# How do you find the integral of sinxcos xdx by using integration by parts?

Mar 27, 2015

It's not a good idea di solve it by parts, because it is an immediate integral, using this rule:

$\int {\left[f \left(x\right)\right]}^{n} \cdot f ' \left(x\right) \mathrm{dx} = {\left[f \left(x\right)\right]}^{n + 1} / \left(n + 1\right) + c$,

so:

$\int \sin x \cos x \mathrm{dx} = {\sin}^{2} \frac{x}{2} + c$.

Mar 27, 2015

I would prefer to integrate this by substitution rather than parts. But if you insist:

Let $u = 1$ and $\mathrm{dv} = \sin x \cos x \mathrm{dx}$

Then $\mathrm{du} = 0 \mathrm{dx}$ and $v = \int \sin x \cos x \mathrm{dx}$

This integral can be found (in two ways) using substitution.
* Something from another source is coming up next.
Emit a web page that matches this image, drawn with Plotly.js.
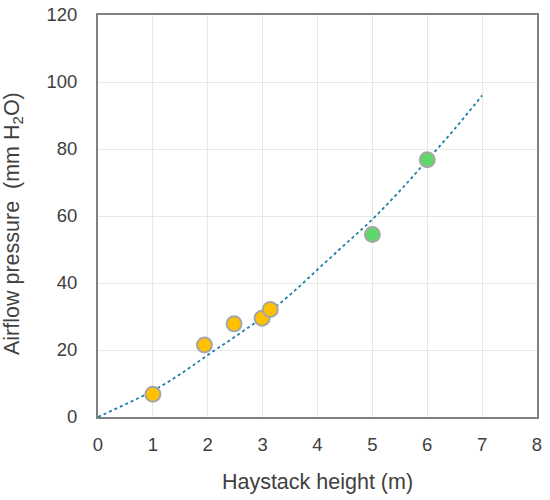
<!DOCTYPE html>
<html>
<head>
<meta charset="utf-8">
<script src="https://cdn.plot.ly/plotly-3.0.1.min.js"></script>
<style>html,body{margin:0;padding:0;background:#fff;}#chart{width:550px;height:500px;}</style>
</head>
<body>
<div id="chart"></div>
<script>
// Measured points
const orangeX = [1.0, 1.94, 2.48, 2.99, 3.14];
const orangeY = [6.8, 21.5, 27.8, 29.5, 32.1];
const greenX = [5.0, 6.0];
const greenY = [54.5, 76.8];
// Trend line
const trendX = [0, 0.5, 1, 1.5, 2, 2.5, 3, 3.5, 4, 4.5, 5, 5.5, 6, 6.5, 7];
const trendY = [0, 3.8, 7.8, 12.8, 18.5, 24, 29.8, 36.5, 44, 51.5, 59, 67.5, 76.7, 86, 96];
const xTicks = [0, 1, 2, 3, 4, 5, 6, 7, 8];
const yTicks = [0, 20, 40, 60, 80, 100, 120];
const xTitle = 'Haystack height (m)';
const yTitle = 'Airflow pressure  (mm H<sub>2</sub>O)';

const markerLine = {color: '#A6A6A6', width: 2};
const data = [
  {x: trendX, y: trendY, mode: 'lines', type: 'scatter', line: {color: '#1B7FA6', width: 1.8, dash: 'dot', shape: 'spline'}, hoverinfo: 'skip'},
  {x: orangeX, y: orangeY, mode: 'markers', type: 'scatter', marker: {size: 15, color: '#FFC000', line: markerLine}},
  {x: greenX, y: greenY, mode: 'markers', type: 'scatter', marker: {size: 15, color: '#5DD96A', line: markerLine}}
];
const tickFnt = {family: 'Liberation Sans, Arial, sans-serif', size: 18.5, color: '#404040'};
const titleFnt = {family: 'Liberation Sans, Arial, sans-serif', size: 21.5, color: '#404040'};
const layout = {
  width: 550, height: 500,
  margin: {l: 98, r: 13, t: 15, b: 83},
  showlegend: false,
  paper_bgcolor: '#fff', plot_bgcolor: '#fff',
  font: tickFnt,
  xaxis: {
    range: [0, 8], tickvals: xTicks, ticktext: xTicks.map(String),
    showgrid: true, gridcolor: '#E8E8E8', gridwidth: 1,
    showline: true, linecolor: '#808080', linewidth: 2, mirror: true,
    zeroline: false, ticks: '', ticklabelstandoff: 10,
    tickfont: tickFnt,
    title: {text: xTitle, font: titleFnt, standoff: 20},
    automargin: false
  },
  yaxis: {
    range: [0, 120], tickvals: yTicks, ticktext: yTicks.map(String),
    showgrid: true, gridcolor: '#E8E8E8', gridwidth: 1,
    showline: true, linecolor: '#808080', linewidth: 2, mirror: true,
    zeroline: false, ticks: '', ticklabelstandoff: 15,
    tickfont: tickFnt,
    automargin: false
  },
  annotations: [{
    text: yTitle, font: titleFnt, textangle: -90, showarrow: false,
    xref: 'paper', yref: 'paper', x: 0, y: 0.48,
    xanchor: 'center', yanchor: 'middle', xshift: -85
  }]
};
Plotly.newPlot('chart', data, layout, {displayModeBar: false, staticPlot: true});
</script>
</body>
</html>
Let $w = \cos x$ so $\mathrm{dw} = - \sin x \mathrm{dx}$

With this substitution we get:

$\int \sin x \cos x \mathrm{dx} = - \frac{1}{2} {\cos}^{2} x + C$

So our integral by parts becomes:
$\int \left(1\right) \left(\sin x \cos x \mathrm{dx}\right) = \left(1\right) \left(- \frac{1}{2} {\cos}^{2} x\right) - \int \left(- \frac{1}{2} {\cos}^{2} x\right) \left(0\right) \mathrm{dx}$

$= - \frac{1}{2} {\cos}^{2} x + C$